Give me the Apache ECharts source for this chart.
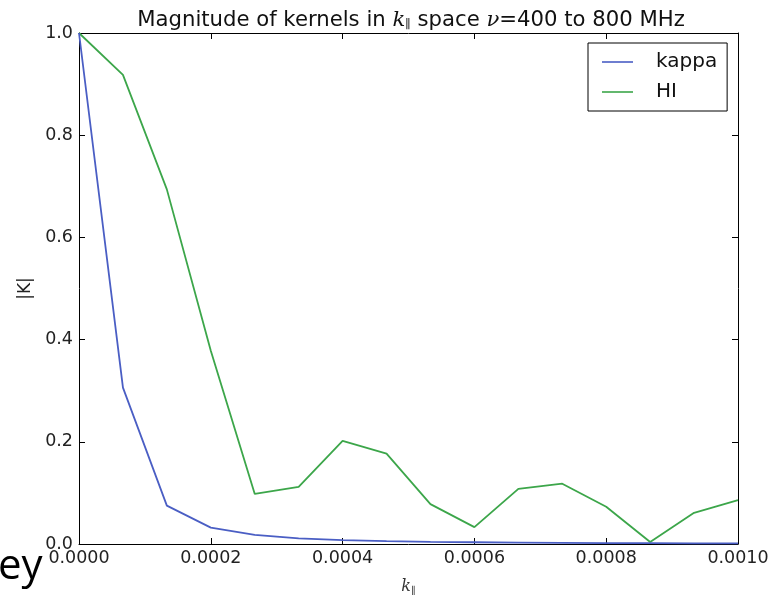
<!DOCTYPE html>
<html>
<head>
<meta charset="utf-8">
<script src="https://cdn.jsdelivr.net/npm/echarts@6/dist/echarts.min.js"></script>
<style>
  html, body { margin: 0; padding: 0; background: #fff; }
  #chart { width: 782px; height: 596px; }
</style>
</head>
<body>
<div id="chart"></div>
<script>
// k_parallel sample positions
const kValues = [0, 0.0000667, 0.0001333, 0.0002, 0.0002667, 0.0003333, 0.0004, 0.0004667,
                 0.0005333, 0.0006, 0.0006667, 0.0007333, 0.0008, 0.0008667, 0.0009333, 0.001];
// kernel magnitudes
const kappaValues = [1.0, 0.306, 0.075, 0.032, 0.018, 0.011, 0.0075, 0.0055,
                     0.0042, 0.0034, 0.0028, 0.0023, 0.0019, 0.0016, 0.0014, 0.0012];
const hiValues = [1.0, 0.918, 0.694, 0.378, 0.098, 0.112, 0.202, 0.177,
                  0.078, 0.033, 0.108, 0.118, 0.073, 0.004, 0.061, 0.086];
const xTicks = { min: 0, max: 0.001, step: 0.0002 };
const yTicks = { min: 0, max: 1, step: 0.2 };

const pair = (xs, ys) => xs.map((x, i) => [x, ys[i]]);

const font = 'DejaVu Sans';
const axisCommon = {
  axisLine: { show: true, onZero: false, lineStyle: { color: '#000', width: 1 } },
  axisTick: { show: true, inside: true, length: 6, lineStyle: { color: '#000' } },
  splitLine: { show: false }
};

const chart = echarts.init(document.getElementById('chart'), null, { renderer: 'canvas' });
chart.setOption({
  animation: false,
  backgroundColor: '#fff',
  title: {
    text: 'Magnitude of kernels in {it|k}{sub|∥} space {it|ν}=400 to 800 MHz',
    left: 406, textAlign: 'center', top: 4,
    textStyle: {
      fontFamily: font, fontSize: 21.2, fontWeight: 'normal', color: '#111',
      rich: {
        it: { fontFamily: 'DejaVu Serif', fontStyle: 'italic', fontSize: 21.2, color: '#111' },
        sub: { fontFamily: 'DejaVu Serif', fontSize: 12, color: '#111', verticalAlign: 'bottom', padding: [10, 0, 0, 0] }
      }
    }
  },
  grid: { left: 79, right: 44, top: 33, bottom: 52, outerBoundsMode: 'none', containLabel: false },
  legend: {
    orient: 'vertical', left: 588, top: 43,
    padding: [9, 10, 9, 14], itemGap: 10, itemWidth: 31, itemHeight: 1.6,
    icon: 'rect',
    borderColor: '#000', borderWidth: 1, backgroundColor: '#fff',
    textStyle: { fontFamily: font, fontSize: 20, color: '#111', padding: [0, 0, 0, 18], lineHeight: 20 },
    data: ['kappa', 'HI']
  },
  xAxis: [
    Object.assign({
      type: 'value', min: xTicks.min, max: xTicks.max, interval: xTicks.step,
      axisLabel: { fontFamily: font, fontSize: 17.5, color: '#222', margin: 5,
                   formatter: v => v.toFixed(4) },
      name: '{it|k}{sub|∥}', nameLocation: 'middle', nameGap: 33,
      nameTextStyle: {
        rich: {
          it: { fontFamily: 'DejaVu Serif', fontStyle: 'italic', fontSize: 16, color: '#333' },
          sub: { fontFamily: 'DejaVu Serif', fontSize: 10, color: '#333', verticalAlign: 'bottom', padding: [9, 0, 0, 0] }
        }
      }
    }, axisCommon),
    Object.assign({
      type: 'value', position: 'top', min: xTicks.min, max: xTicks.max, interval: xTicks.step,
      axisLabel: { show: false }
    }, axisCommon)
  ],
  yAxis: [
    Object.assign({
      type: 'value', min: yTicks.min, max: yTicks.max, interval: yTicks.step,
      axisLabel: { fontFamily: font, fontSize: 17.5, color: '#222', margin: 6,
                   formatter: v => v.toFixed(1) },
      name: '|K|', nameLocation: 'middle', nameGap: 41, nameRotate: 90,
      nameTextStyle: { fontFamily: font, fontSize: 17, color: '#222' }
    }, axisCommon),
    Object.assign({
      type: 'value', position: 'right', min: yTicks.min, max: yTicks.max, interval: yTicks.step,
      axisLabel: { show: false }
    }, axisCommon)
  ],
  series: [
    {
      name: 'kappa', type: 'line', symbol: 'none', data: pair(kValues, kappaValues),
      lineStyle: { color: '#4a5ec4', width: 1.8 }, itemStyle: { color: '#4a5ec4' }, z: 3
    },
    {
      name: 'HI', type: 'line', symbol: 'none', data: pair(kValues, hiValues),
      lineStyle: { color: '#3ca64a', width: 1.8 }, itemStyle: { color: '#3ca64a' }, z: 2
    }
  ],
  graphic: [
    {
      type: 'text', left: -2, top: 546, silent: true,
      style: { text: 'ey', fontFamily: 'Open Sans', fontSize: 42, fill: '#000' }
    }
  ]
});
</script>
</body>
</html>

- _Given exercise_
Reproduce the full listing faithfully, but do not carry over any pictures.

- _Completed exercise_
Give me the Apache ECharts source for this chart.
<!DOCTYPE html>
<html>
<head>
<meta charset="utf-8">
<script src="https://cdn.jsdelivr.net/npm/echarts@6/dist/echarts.min.js"></script>
<style>
  html, body { margin: 0; padding: 0; background: #fff; }
  #chart { width: 782px; height: 596px; }
</style>
</head>
<body>
<div id="chart"></div>
<script>
// k_parallel sample positions
const kValues = [0, 0.0000667, 0.0001333, 0.0002, 0.0002667, 0.0003333, 0.0004, 0.0004667,
                 0.0005333, 0.0006, 0.0006667, 0.0007333, 0.0008, 0.0008667, 0.0009333, 0.001];
// kernel magnitudes
const kappaValues = [1.0, 0.306, 0.075, 0.032, 0.018, 0.011, 0.0075, 0.0055,
                     0.0042, 0.0034, 0.0028, 0.0023, 0.0019, 0.0016, 0.0014, 0.0012];
const hiValues = [1.0, 0.918, 0.694, 0.378, 0.098, 0.112, 0.202, 0.177,
                  0.078, 0.033, 0.108, 0.118, 0.073, 0.004, 0.061, 0.086];
const xTicks = { min: 0, max: 0.001, step: 0.0002 };
const yTicks = { min: 0, max: 1, step: 0.2 };

const pair = (xs, ys) => xs.map((x, i) => [x, ys[i]]);

const font = 'DejaVu Sans';
const axisCommon = {
  axisLine: { show: true, onZero: false, lineStyle: { color: '#000', width: 1 } },
  axisTick: { show: true, inside: true, length: 6, lineStyle: { color: '#000' } },
  splitLine: { show: false }
};

const chart = echarts.init(document.getElementById('chart'), null, { renderer: 'canvas' });
chart.setOption({
  animation: false,
  backgroundColor: '#fff',
  title: {
    text: 'Magnitude of kernels in {it|k}{sub|∥} space {it|ν}=400 to 800 MHz',
    left: 406, textAlign: 'center', top: 4,
    textStyle: {
      fontFamily: font, fontSize: 21.2, fontWeight: 'normal', color: '#111',
      rich: {
        it: { fontFamily: 'DejaVu Serif', fontStyle: 'italic', fontSize: 21.2, color: '#111' },
        sub: { fontFamily: 'DejaVu Serif', fontSize: 12, color: '#111', verticalAlign: 'bottom', padding: [10, 0, 0, 0] }
      }
    }
  },
  grid: { left: 79, right: 44, top: 33, bottom: 52, outerBoundsMode: 'none', containLabel: false },
  legend: {
    orient: 'vertical', left: 588, top: 43,
    padding: [9, 10, 9, 14], itemGap: 10, itemWidth: 31, itemHeight: 1.6,
    icon: 'rect',
    borderColor: '#000', borderWidth: 1, backgroundColor: '#fff',
    textStyle: { fontFamily: font, fontSize: 20, color: '#111', padding: [0, 0, 0, 18], lineHeight: 20 },
    data: ['kappa', 'HI']
  },
  xAxis: [
    Object.assign({
      type: 'value', min: xTicks.min, max: xTicks.max, interval: xTicks.step,
      axisLabel: { fontFamily: font, fontSize: 17.5, color: '#222', margin: 5,
                   formatter: v => v.toFixed(4) },
      name: '{it|k}{sub|∥}', nameLocation: 'middle', nameGap: 33,
      nameTextStyle: {
        rich: {
          it: { fontFamily: 'DejaVu Serif', fontStyle: 'italic', fontSize: 16, color: '#333' },
          sub: { fontFamily: 'DejaVu Serif', fontSize: 10, color: '#333', verticalAlign: 'bottom', padding: [9, 0, 0, 0] }
        }
      }
    }, axisCommon),
    Object.assign({
      type: 'value', position: 'top', min: xTicks.min, max: xTicks.max, interval: xTicks.step,
      axisLabel: { show: false }
    }, axisCommon)
  ],
  yAxis: [
    Object.assign({
      type: 'value', min: yTicks.min, max: yTicks.max, interval: yTicks.step,
      axisLabel: { fontFamily: font, fontSize: 17.5, color: '#222', margin: 6,
                   formatter: v => v.toFixed(1) },
      name: '|K|', nameLocation: 'middle', nameGap: 41, nameRotate: 90,
      nameTextStyle: { fontFamily: font, fontSize: 17, color: '#222' }
    }, axisCommon),
    Object.assign({
      type: 'value', position: 'right', min: yTicks.min, max: yTicks.max, interval: yTicks.step,
      axisLabel: { show: false }
    }, axisCommon)
  ],
  series: [
    {
      name: 'kappa', type: 'line', symbol: 'none', data: pair(kValues, kappaValues),
      lineStyle: { color: '#4a5ec4', width: 1.8 }, itemStyle: { color: '#4a5ec4' }, z: 3
    },
    {
      name: 'HI', type: 'line', symbol: 'none', data: pair(kValues, hiValues),
      lineStyle: { color: '#3ca64a', width: 1.8 }, itemStyle: { color: '#3ca64a' }, z: 2
    }
  ],
  graphic: [
    {
      type: 'text', left: -2, top: 546, silent: true,
      style: { text: 'ey', fontFamily: 'Open Sans', fontSize: 42, fill: '#000' }
    }
  ]
});
</script>
</body>
</html>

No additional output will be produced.